Give again, verbatim, the lines between the line that contains "Convert this chart to pgfplots code." and the line that contains "(0.5bp,0) -- (0.5bp,485bp);", counting both ends. Pictures are excluded from the copy.

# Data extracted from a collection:
····················
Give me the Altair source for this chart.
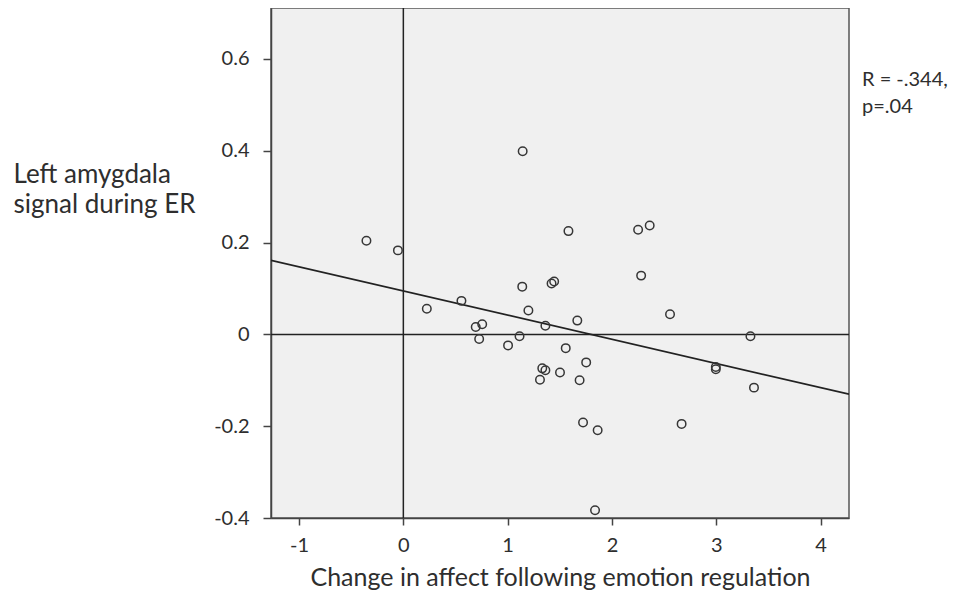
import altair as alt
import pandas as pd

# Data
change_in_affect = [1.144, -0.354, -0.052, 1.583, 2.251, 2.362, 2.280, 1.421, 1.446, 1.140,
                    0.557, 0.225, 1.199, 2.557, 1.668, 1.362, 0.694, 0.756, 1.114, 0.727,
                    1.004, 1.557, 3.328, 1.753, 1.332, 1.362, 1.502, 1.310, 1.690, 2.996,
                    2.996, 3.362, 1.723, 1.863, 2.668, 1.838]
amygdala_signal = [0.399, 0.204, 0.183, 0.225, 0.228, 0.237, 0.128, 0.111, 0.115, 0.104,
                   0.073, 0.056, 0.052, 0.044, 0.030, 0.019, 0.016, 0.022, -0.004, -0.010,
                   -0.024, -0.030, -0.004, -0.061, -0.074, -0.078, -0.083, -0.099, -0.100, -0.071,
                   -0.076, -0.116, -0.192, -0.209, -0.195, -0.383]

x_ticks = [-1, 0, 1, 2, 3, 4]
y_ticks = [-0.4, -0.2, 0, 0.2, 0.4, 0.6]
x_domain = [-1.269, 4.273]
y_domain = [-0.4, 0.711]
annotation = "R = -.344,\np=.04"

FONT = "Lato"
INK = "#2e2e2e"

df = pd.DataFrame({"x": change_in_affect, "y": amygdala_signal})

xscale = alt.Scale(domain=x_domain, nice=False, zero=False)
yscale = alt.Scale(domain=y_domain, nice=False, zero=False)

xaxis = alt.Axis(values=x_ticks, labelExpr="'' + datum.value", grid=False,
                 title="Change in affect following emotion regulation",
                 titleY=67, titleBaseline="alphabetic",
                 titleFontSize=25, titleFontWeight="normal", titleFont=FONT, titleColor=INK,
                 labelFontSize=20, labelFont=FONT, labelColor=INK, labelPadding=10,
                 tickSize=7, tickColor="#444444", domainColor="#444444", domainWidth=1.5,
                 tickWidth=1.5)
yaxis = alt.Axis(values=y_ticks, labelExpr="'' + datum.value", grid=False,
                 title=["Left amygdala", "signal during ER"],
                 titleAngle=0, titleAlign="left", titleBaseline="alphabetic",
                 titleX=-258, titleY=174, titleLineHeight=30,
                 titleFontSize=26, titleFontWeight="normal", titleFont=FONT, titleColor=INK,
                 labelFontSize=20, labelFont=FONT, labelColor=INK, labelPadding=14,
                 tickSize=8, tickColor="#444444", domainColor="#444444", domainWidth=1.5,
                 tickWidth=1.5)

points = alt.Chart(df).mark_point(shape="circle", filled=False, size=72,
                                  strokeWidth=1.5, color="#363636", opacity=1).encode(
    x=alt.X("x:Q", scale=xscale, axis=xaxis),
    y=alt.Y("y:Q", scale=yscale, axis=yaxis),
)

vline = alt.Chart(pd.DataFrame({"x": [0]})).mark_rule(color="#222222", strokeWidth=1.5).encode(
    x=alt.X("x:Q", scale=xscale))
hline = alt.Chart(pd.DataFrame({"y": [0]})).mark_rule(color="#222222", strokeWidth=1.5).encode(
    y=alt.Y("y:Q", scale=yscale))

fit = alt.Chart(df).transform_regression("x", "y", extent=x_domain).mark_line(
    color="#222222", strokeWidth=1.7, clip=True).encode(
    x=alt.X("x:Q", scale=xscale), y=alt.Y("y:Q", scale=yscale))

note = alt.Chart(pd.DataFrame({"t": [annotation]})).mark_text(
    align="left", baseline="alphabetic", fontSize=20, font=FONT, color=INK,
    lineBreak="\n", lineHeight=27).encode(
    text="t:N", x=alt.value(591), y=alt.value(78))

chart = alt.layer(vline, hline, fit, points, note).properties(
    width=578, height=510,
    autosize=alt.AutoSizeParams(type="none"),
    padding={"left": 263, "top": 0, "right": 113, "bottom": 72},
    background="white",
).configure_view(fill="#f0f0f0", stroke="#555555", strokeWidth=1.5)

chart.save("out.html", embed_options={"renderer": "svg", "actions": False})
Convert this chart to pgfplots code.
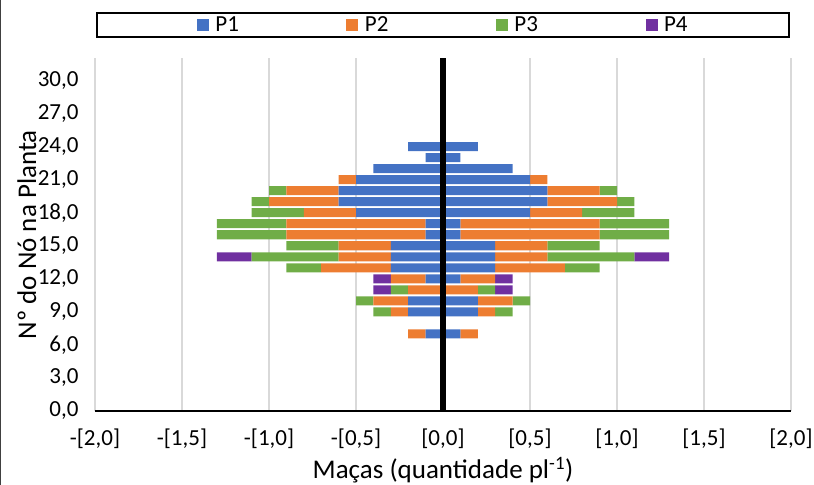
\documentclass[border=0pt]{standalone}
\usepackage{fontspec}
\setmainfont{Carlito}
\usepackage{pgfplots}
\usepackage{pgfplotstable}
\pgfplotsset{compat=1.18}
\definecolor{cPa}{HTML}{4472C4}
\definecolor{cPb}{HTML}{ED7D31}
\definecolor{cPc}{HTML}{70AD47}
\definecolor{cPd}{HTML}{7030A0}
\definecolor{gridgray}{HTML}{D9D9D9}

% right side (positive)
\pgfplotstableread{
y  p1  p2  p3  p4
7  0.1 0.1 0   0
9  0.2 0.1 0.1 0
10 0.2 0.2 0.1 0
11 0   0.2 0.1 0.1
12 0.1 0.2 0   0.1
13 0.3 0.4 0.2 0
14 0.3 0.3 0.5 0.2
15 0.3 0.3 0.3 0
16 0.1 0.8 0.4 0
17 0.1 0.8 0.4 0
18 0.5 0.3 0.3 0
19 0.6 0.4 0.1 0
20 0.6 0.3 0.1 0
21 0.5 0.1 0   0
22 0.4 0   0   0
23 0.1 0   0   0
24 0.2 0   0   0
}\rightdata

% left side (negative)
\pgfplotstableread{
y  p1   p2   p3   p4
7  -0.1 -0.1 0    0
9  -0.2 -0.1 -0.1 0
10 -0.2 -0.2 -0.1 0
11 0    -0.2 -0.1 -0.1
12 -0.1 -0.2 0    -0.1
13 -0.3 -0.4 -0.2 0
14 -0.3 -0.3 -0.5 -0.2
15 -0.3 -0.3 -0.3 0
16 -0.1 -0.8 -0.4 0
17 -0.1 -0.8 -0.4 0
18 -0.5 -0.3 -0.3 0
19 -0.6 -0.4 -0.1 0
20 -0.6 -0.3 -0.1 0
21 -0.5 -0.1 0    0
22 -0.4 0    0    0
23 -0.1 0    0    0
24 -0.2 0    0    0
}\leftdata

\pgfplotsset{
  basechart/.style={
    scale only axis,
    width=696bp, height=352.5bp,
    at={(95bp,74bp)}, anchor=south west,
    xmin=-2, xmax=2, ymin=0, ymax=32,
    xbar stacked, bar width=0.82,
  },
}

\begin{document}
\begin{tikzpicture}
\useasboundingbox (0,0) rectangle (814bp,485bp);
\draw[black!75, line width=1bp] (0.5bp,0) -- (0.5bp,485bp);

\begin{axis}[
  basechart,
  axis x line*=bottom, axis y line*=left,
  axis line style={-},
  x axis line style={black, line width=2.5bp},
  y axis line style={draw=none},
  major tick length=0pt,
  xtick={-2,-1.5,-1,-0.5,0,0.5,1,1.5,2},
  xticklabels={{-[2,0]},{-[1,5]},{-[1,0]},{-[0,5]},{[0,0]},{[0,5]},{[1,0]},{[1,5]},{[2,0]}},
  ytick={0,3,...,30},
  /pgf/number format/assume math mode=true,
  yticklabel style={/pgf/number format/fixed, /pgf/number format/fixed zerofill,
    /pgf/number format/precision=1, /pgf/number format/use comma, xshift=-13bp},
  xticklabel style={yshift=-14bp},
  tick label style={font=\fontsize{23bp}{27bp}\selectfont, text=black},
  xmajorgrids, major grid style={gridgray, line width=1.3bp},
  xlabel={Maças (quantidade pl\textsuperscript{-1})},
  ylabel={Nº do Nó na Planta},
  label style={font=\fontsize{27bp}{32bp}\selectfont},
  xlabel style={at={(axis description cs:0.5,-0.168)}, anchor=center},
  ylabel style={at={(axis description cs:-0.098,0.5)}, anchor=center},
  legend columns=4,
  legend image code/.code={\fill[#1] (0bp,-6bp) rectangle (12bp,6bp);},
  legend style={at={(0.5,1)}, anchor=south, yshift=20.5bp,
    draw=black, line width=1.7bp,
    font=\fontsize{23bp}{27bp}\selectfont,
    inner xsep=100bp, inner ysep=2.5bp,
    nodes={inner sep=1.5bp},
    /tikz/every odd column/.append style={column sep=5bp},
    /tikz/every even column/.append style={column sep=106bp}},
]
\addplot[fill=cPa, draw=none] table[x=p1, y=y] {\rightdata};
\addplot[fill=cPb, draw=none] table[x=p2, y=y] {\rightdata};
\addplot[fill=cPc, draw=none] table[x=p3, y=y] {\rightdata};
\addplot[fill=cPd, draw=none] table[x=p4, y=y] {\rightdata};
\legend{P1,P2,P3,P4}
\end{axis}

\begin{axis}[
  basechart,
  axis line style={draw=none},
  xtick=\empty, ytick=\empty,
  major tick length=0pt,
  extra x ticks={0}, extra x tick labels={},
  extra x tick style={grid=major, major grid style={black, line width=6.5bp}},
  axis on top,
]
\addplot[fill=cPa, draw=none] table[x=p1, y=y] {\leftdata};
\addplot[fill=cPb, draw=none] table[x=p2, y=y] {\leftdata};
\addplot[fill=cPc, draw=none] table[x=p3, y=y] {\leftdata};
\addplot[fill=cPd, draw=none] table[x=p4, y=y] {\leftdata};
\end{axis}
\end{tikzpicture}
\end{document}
····················
# SOLUTION TO THE PROBLEM:
Convert this chart to pgfplots code.
\documentclass[border=0pt]{standalone}
\usepackage{fontspec}
\setmainfont{Carlito}
\usepackage{pgfplots}
\usepackage{pgfplotstable}
\pgfplotsset{compat=1.18}
\definecolor{cPa}{HTML}{4472C4}
\definecolor{cPb}{HTML}{ED7D31}
\definecolor{cPc}{HTML}{70AD47}
\definecolor{cPd}{HTML}{7030A0}
\definecolor{gridgray}{HTML}{D9D9D9}

% right side (positive)
\pgfplotstableread{
y  p1  p2  p3  p4
7  0.1 0.1 0   0
9  0.2 0.1 0.1 0
10 0.2 0.2 0.1 0
11 0   0.2 0.1 0.1
12 0.1 0.2 0   0.1
13 0.3 0.4 0.2 0
14 0.3 0.3 0.5 0.2
15 0.3 0.3 0.3 0
16 0.1 0.8 0.4 0
17 0.1 0.8 0.4 0
18 0.5 0.3 0.3 0
19 0.6 0.4 0.1 0
20 0.6 0.3 0.1 0
21 0.5 0.1 0   0
22 0.4 0   0   0
23 0.1 0   0   0
24 0.2 0   0   0
}\rightdata

% left side (negative)
\pgfplotstableread{
y  p1   p2   p3   p4
7  -0.1 -0.1 0    0
9  -0.2 -0.1 -0.1 0
10 -0.2 -0.2 -0.1 0
11 0    -0.2 -0.1 -0.1
12 -0.1 -0.2 0    -0.1
13 -0.3 -0.4 -0.2 0
14 -0.3 -0.3 -0.5 -0.2
15 -0.3 -0.3 -0.3 0
16 -0.1 -0.8 -0.4 0
17 -0.1 -0.8 -0.4 0
18 -0.5 -0.3 -0.3 0
19 -0.6 -0.4 -0.1 0
20 -0.6 -0.3 -0.1 0
21 -0.5 -0.1 0    0
22 -0.4 0    0    0
23 -0.1 0    0    0
24 -0.2 0    0    0
}\leftdata

\pgfplotsset{
  basechart/.style={
    scale only axis,
    width=696bp, height=352.5bp,
    at={(95bp,74bp)}, anchor=south west,
    xmin=-2, xmax=2, ymin=0, ymax=32,
    xbar stacked, bar width=0.82,
  },
}

\begin{document}
\begin{tikzpicture}
\useasboundingbox (0,0) rectangle (814bp,485bp);
\draw[black!75, line width=1bp] (0.5bp,0) -- (0.5bp,485bp);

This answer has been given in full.